Social movements are creating powerful new languages for confronting tyranny. We must resist the plague of silence.
This week’s revelation that Donald Trump is already plotting new ways to try to put himself permanently above the law is just the latest reminder of the looming threat of lawless and emboldened right-wing forces in the United States. Trump’s new scheme to expand a Nixon-era policy memo to prohibit the Justice Department from prosecuting presidents, even after they leave office, is just a tiny hint of the greater threat. In recent months, several scholars have sounded the alarm that the United States is “sleepwalking towards authoritarianism.” The concern is not unfounded, given that in his run for the presidency in 2024, Trump has boldly telegraphed his aspirations to impose an authoritarian future on the United States. He has repeatedly injected authoritarian language, extremist ideas and threats of violence into the mainstream. Moreover, he has done so to “create a climate of trepidation and powerlessness that discourages mobilization by the opposition,” in the words of scholar Ruth Ben-Ghiat. Forecasting his authoritarian intentions, Trump has openly stated that he intends to terminate portions of the U.S. Constitution, calls his political enemies “vermin” and boldly proclaims he will make himself a dictator “on day one.” On Truth Social, he claimed without irony that a president should have blanket authority and total immunity “even for events that ‘cross the line.’” He has repeatedly stated that if he regains the White House, “it will be a time for retribution” and revenge.
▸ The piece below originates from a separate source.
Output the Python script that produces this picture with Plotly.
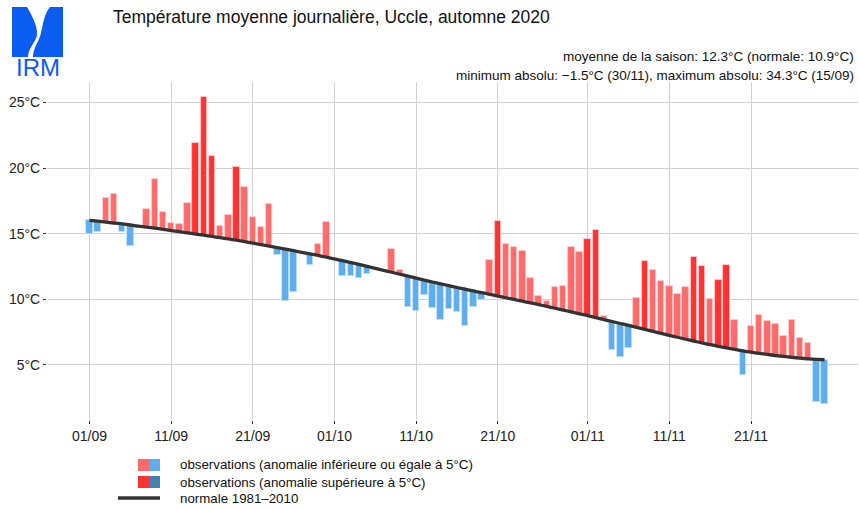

Taking pages from Hitler’s speeches, Trump has also said that the biggest threat to the United States “is from within.” In this instance, he reproduces a version of McCarthyite slander with his claim that the country is being overrun by “communists, Marxists, fascists and the radical left thugs that live like vermin within the confines of our country, that lie and steal and cheat on elections, and need to be rooted out.” His constant attacks on what he labels as the “enemy within” are meant to incite his MAGA followers to wage violence against people of color, critics, progressives, LGBTQ+ Americans, news networks, immigrants, feminists, and any other group that does not buy into Christian nationalist, white supremacist views.
Trump’s discourse overflows with the genocidal language used in the Third Reich. The historian Heather Cox Richardson rightly notes that Trump’s “use of language referring to enemies as bugs or rodents has a long history in genocide because it dehumanizes opponents, making it easier to kill them. In the U.S., this concept is most associated with Hitler and the Nazis, who often spoke of Jews as ‘vermin’ and vowed to exterminate them.”
Trump has claimed that immigrants “are poisoning the blood of our country” and polluting his notion of white Christian culture, and he’s indicated that, if reelected, he plans to make them undergo “ideological screening” in order to enter the country legally (assuming here that he wants to make sure they would not vote for the Democratic Party). If his vision were carried out, millions of undocumented immigrants would be barred from the country while others would be rounded up, put into what amount to Gulag camps, and subjected to unimaginably harsh policies. Given Trump’s calls to shoot shoplifters, impose death penalties on drug dealers, and his suggestion that his former chair of the Joint Chiefs of Staff, Mark Milley, “deserves to be executed,” there is no reason to doubt Trump’s authoritarian designs.